Siswa putri kelas kami tak begitu eksis mereka lebih sering diam di kelas. Kalau dilihat dari kecantikan bisa dibilang Ocha lah pemenangnya. Dia yang waktu itu masih berstatus berpacaran memang bisa dikatakan menjadi primadona kelas kami dengan postur kecil bersuara cempreng. Tokoh yang paling disegani jelas Ghany dan mungkin yang paling sering dipukuli adalah Abner. Mengingat sikapnya yang agak mengarah kewanitaan dan sering beradu mulut kepada sejumlah gang Ghany, dia menjadi sasaran empuk untuk dipukuli. Zelika mendapat predikat yang terdiam, mungkin bisa dibuat survei bahwa zelika hanya mengeluarkan sekitar 10 kata per jam. Sangat sedikit untuk kalangan siswa SMP yang lagi seneng senengnya ngobrol.

Kami memang berbeda dari kelas lain yang mengalami pengacakan di tahun kedua. Kami sekelas tak pernah berubah dan selalu bersama sama. Ini menjadikan kelebihan tersendiri karena kami begitu dekat satu sama lain. Meskipun tak jarang terjadi keributan. Begitulah kehidupan kelas 9F setiap harinya di SMP 1 Purwokerto. Belajar tanpa beban dan selalu menganggap sebuah hari sebagai party. Kami begitu menikmati rutinitas kami sampai akhirnya tibalah Ujian Nasional yang menandakan perjalanan hidup kami di SMP 1 akan selesai.

Menjelang UN, setiap sorenya diadakan tambahan belajar sampai pukul 15.00. Seluruh kelas sembilan dijejali berlusin lusin soal prediksi UN. Kami semua dihantui rasa cemas karena tahun kemarin ada dua siswa yang tak lulus UN. Ini memang merupakan penurunan mengingat sejarah panjang SMP tertua di kota Purwokerto ini selalu menjadi nomer satu di kabupaten dengan kelulusan seratus persen. Kelas kami mendapat perhatian tersendiri karena dianggap nilainya paling rendah. Tak jarang guru guru menceramahi kami saat pelajaran mengingatkan akan betapa malunya SMP 1 bila sampai ada yang tak lulus.

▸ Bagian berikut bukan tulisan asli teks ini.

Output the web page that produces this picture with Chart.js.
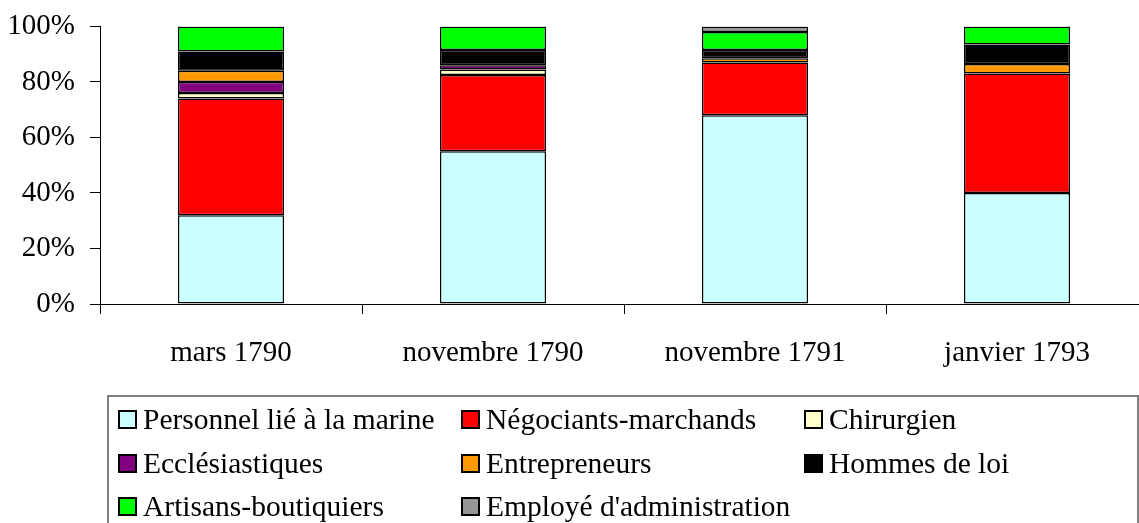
<!DOCTYPE html>
<html>
<head>
<meta charset="utf-8">
<script src="https://cdn.jsdelivr.net/npm/chart.js"></script>
<style>
  html, body { margin: 0; padding: 0; background: #fff; overflow: hidden; width: 1139px; height: 523px; }
  #wrap { position: absolute; left: 0; top: -6px; width: 1150px; height: 406px; }
  #legend { position: absolute; left: 107px; top: 395px; width: 1028px; height: 160px; border: 2px solid #808080; font-family: "Liberation Serif", "Times New Roman", serif; font-size: 29.5px; color: #000; }
  .item { position: absolute; display: flex; align-items: center; white-space: nowrap; }
  .box { width: 15px; height: 15px; border: 2px solid #000; margin-right: 6px; }
</style>
</head>
<body>
<div id="wrap"><canvas id="chart"></canvas></div>
<div id="legend"></div>
<script>
// periods on the x axis
const categories = ['mars 1790', 'novembre 1790', 'novembre 1791', 'janvier 1793']
const yTicks = [0, 20, 40, 60, 80, 100]

// share of each group (%), bottom to top
const marine = [32, 55, 68, 40]
const negociants = [42, 27.5, 19, 43]
const chirurgien = [2, 2, null, null]
const ecclesiastiques = [4, 1.5, null, null]
const entrepreneurs = [4, null, 1.5, 3.5]
const hommesDeLoi = [7, 5.5, 3, 7]
const artisans = [9, 8.5, 6.5, 6.5]
const employe = [null, null, 2, null]

const seriesNames = ['Personnel lié à la marine', 'Négociants-marchands', 'Chirurgien', 'Ecclésiastiques',
  'Entrepreneurs', 'Hommes de loi', 'Artisans-boutiquiers', "Employé d'administration"]
const seriesData = [marine, negociants, chirurgien, ecclesiastiques, entrepreneurs, hommesDeLoi, artisans, employe]
const seriesColors = ['#ccffff', '#ff0000', '#ffffcc', '#800080', '#ff9900', '#000000', '#00ff00', '#969696']

const font = { family: '"Liberation Serif", "Times New Roman", serif', size: 29 }

const datasets = seriesNames.map((name, i) => ({
  label: name,
  data: seriesData[i],
  backgroundColor: seriesColors[i],
  borderColor: '#000',
  borderWidth: 1.5,
  borderSkipped: false,
  barPercentage: 0.405,
  categoryPercentage: 1
}))

new Chart(document.getElementById('chart'), {
  type: 'bar',
  data: { labels: categories, datasets },
  options: {
    responsive: true,
    maintainAspectRatio: false,
    animation: false,
    layout: { autoPadding: false, padding: { top: 27, right: 2, bottom: 0, left: 0 } },
    plugins: { legend: { display: false }, tooltip: { enabled: false } },
    scales: {
      x: {
        stacked: true,
        grid: { offset: true, drawOnChartArea: false, drawTicks: true, tickLength: 10, color: '#000' },
        border: { display: true, color: '#000', width: 1 },
        ticks: { color: '#000', font, padding: 22, maxRotation: 0 },
        afterFit: s => { s.height = 96 }
      },
      y: {
        stacked: true,
        min: 0,
        max: 100,
        afterBuildTicks: s => { s.ticks = yTicks.map(v => ({ value: v })) },
        grid: { drawOnChartArea: false, drawTicks: true, tickLength: 10, color: '#000' },
        border: { display: true, color: '#000', width: 1 },
        ticks: { color: '#000', font, padding: 15, callback: v => v + '%' },
        afterFit: s => { s.width = 100 }
      }
    }
  }
})

// legend laid out in three columns like the original
const legend = document.getElementById('legend')
const colX = [9, 352, 695]
const rowY = [22, 66, 109]
seriesNames.forEach((name, i) => {
  const el = document.createElement('div')
  el.className = 'item'
  el.style.left = colX[i % 3] + 'px'
  el.style.top = (rowY[Math.floor(i / 3)] - 17) + 'px'
  el.style.height = '34px'
  el.innerHTML = '<span class="box" style="background:' + seriesColors[i] + '"></span><span>' + name + '</span>'
  legend.appendChild(el)
})
</script>
</body>
</html>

Tak terasa kami memasuki minggu UN. Semua tegang mengingat semua ancaman dan cerita tentang bagaimana ngerinya Ujian yang dilaksanakan serempak se-Indonesia itu. Hari pertama semua berjalan lancar dan tak ada kasus kasus mengerikan seperti dikeluarkannya seorang peserta atau adanya pengawas polisi yang digosipkan akan turut mengawasi jalannya ujian. Begitu pun hari berikutnya dan sampai tibalah saat Ujian Nasional matematika. Seusai ujian banyak siswa siswa yang menangis menyesali pilihan jawaban yang salah. Saat itu Ocha juga menangis, sepertinya dia lupa membulatkan atau lupa dengan suatu jawaban. Teman-teman sekelas mencoba menenangkannya. Said dan Reza juga sepertinya menyesali beberapa jawaban mereka.

Yang sudah terjadi memang tak bisa dirubah. Kami semua hanya bisa melanjutkan Ujian sampai selesai. Seluruh angkatan kelas sembilan terlihat begitu gembira saat ujian hari terakhir usai. Meskipun belum ada pengumuman lulus, namun kami semua lega karena satu tanggungan telah kami selesaikan. Kami tinggal mengerjakan ujian ujian sekolah dan ujian praktek dan kemudian menunggu pengumuman. Kami mengadakan acara perpisahan untuk angkatan kami. Di sanalah aku dapat melihat wajah wajah sedih yang menyadari bahwa perjumpaan dengan teman teman SMP sudah benar benar usai. Satu satunya acara setalah perpisahan adalah pengumuman kelulusan. Setelah itu kami semua akan terpencar ke SMA yang berbeda beda.

Kelas sembilan F yang telah bersama selama tiga tahun juga ikut merasakan kesedihan ini. Kami tak hanya tersebar ke SMA yang berbeda beda, ada beberapa dari kami yang harus meneruskan ke luar kota. Aku dan Delima melanjutkan ke Semarang, kemudian Awi ke Jakarta, Ocha melanjutkan ke Jogja dan Melodia ke Bogor. Selain dari kami tersebar di beberapa SMA di Purwokerto seperti SMA 1, SMA 2, SMA 3, SMA 4, SMA 5 sampai SMK telkom. Seperti kata orang bahwa “Kita baru bisa menyadari betapa kehadiran sesorang itu sangat berarti ketika kita sudah berpisah”. Begitulah perasaan yang aku rasakan setelah lebih dari dua tahun lulus. Aku sangat merindukan teman teman kelasku saat SMP dan berharap bisa berkumpul lagi seperti sedia kala.